**What is required**
Copy each record exactly as it reads, leaving out any pictures it holds.

Stored data:
--- --- ---

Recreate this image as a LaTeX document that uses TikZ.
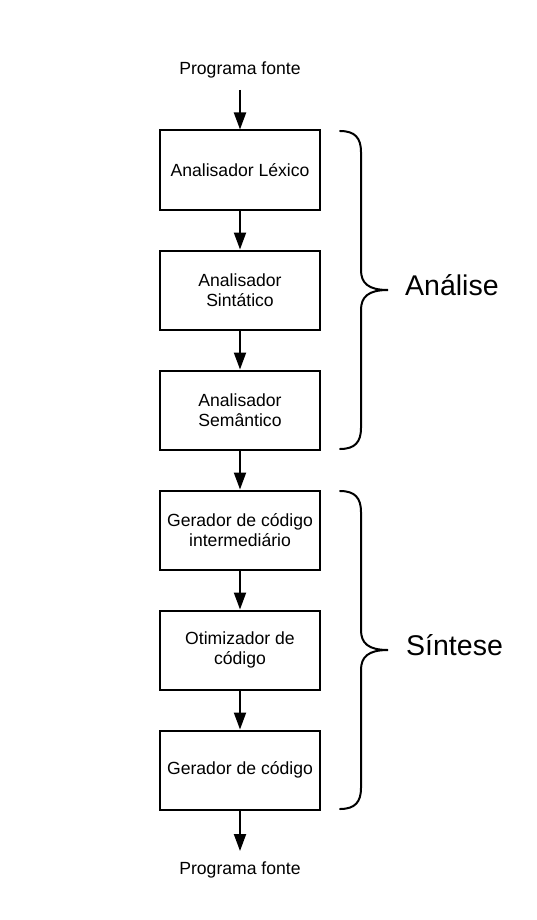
\documentclass[tikz,border=0pt]{standalone}
\usepackage{fontspec}
\setmainfont{Liberation Sans}
\usetikzlibrary{arrows.meta}
\begin{document}
\begin{tikzpicture}[x=1pt,y=-1pt,
  stagebox/.style={draw=black, line width=2pt, minimum width=160pt, minimum height=79pt, align=center, inner sep=2pt, font=\fontsize{17.6}{20.5}\selectfont},
  plain/.style={inner sep=0pt, font=\fontsize{17.6}{20.5}\selectfont},
  bigtext/.style={inner sep=0pt, anchor=base west, font=\fontsize{28.5}{32}\selectfont},
  flow/.style={line width=2pt, -{Triangle[length=17pt,width=12pt]}},
  bracepath/.style={line width=2pt, line cap=round}]
\useasboundingbox (0,0) rectangle (537,920);
\node[plain] (src) at (240,69.5) {Programa fonte};
\node[plain] (dst) at (240,869.5) {Programa fonte};
\coordinate (srcend) at (240,90);
\coordinate (dstend) at (240,851);
\node[stagebox] (b1) at (240,170) {Analisador Léxico};
\node[stagebox] (b2) at (240,290) {Analisador\\Sintático};
\node[stagebox] (b3) at (240,410) {Analisador\\Semântico};
\node[stagebox] (b4) at (240,530) {Gerador de código\\intermediário};
\node[stagebox] (b5) at (240,650) {Otimizador de\\código};
\node[stagebox] (b6) at (240,770) {Gerador de código};
\draw[flow] (srcend) -- (b1);
\draw[flow] (b1) -- (b2);
\draw[flow] (b2) -- (b3);
\draw[flow] (b3) -- (b4);
\draw[flow] (b4) -- (b5);
\draw[flow] (b5) -- (b6);
\draw[flow] (b6) -- (dstend);
% braces
\draw[bracepath] (340,131) .. controls (355,131) and (361,138) .. (361,152) -- (361,270) .. controls (361,283) and (368,290) .. (388,290)
  .. controls (368,290) and (361,297) .. (361,310) -- (361,428) .. controls (361,442) and (355,449) .. (340,449);
\draw[bracepath] (340,491) .. controls (355,491) and (361,498) .. (361,512) -- (361,630) .. controls (361,643) and (368,650) .. (388,650)
  .. controls (368,650) and (361,657) .. (361,670) -- (361,788) .. controls (361,802) and (355,809) .. (340,809);
\node[bigtext] (analise) at (405,295) {Análise};
\node[bigtext] (sintese) at (406,655) {Síntese};
\end{tikzpicture}
\end{document}
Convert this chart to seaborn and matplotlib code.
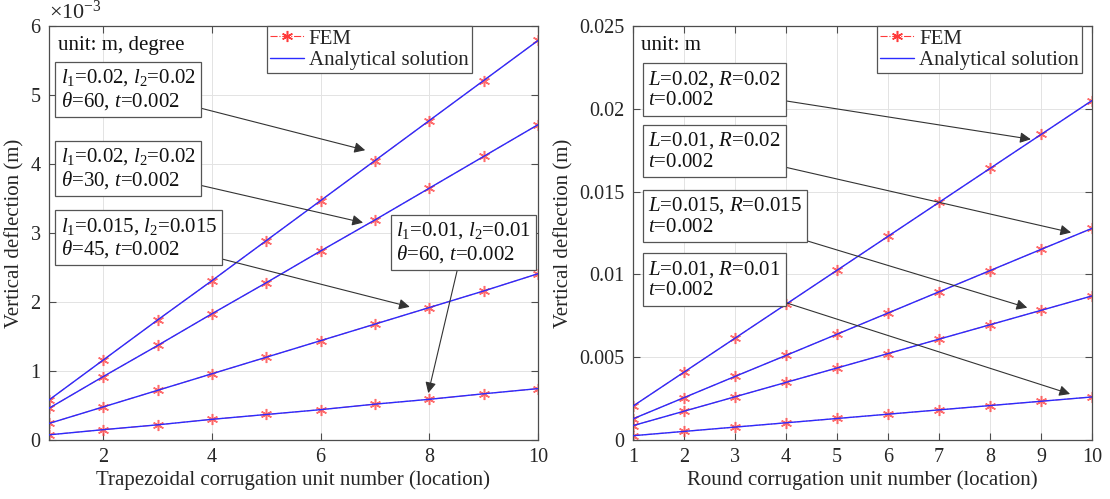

--- --- ---

**Result for this exercise**
Recreate this image as a LaTeX document that uses TikZ.
\documentclass[tikz,border=0pt]{standalone}
\usepackage{fontspec}
\setmainfont{Liberation Sans}
\usetikzlibrary{arrows.meta}
\begin{document}
\begin{tikzpicture}[x=1pt,y=-1pt,
  stagebox/.style={draw=black, line width=2pt, minimum width=160pt, minimum height=79pt, align=center, inner sep=2pt, font=\fontsize{17.6}{20.5}\selectfont},
  plain/.style={inner sep=0pt, font=\fontsize{17.6}{20.5}\selectfont},
  bigtext/.style={inner sep=0pt, anchor=base west, font=\fontsize{28.5}{32}\selectfont},
  flow/.style={line width=2pt, -{Triangle[length=17pt,width=12pt]}},
  bracepath/.style={line width=2pt, line cap=round}]
\useasboundingbox (0,0) rectangle (537,920);
\node[plain] (src) at (240,69.5) {Programa fonte};
\node[plain] (dst) at (240,869.5) {Programa fonte};
\coordinate (srcend) at (240,90);
\coordinate (dstend) at (240,851);
\node[stagebox] (b1) at (240,170) {Analisador Léxico};
\node[stagebox] (b2) at (240,290) {Analisador\\Sintático};
\node[stagebox] (b3) at (240,410) {Analisador\\Semântico};
\node[stagebox] (b4) at (240,530) {Gerador de código\\intermediário};
\node[stagebox] (b5) at (240,650) {Otimizador de\\código};
\node[stagebox] (b6) at (240,770) {Gerador de código};
\draw[flow] (srcend) -- (b1);
\draw[flow] (b1) -- (b2);
\draw[flow] (b2) -- (b3);
\draw[flow] (b3) -- (b4);
\draw[flow] (b4) -- (b5);
\draw[flow] (b5) -- (b6);
\draw[flow] (b6) -- (dstend);
% braces
\draw[bracepath] (340,131) .. controls (355,131) and (361,138) .. (361,152) -- (361,270) .. controls (361,283) and (368,290) .. (388,290)
  .. controls (368,290) and (361,297) .. (361,310) -- (361,428) .. controls (361,442) and (355,449) .. (340,449);
\draw[bracepath] (340,491) .. controls (355,491) and (361,498) .. (361,512) -- (361,630) .. controls (361,643) and (368,650) .. (388,650)
  .. controls (368,650) and (361,657) .. (361,670) -- (361,788) .. controls (361,802) and (355,809) .. (340,809);
\node[bigtext] (analise) at (405,295) {Análise};
\node[bigtext] (sintese) at (406,655) {Síntese};
\end{tikzpicture}
\end{document}
Convert this chart to seaborn and matplotlib code.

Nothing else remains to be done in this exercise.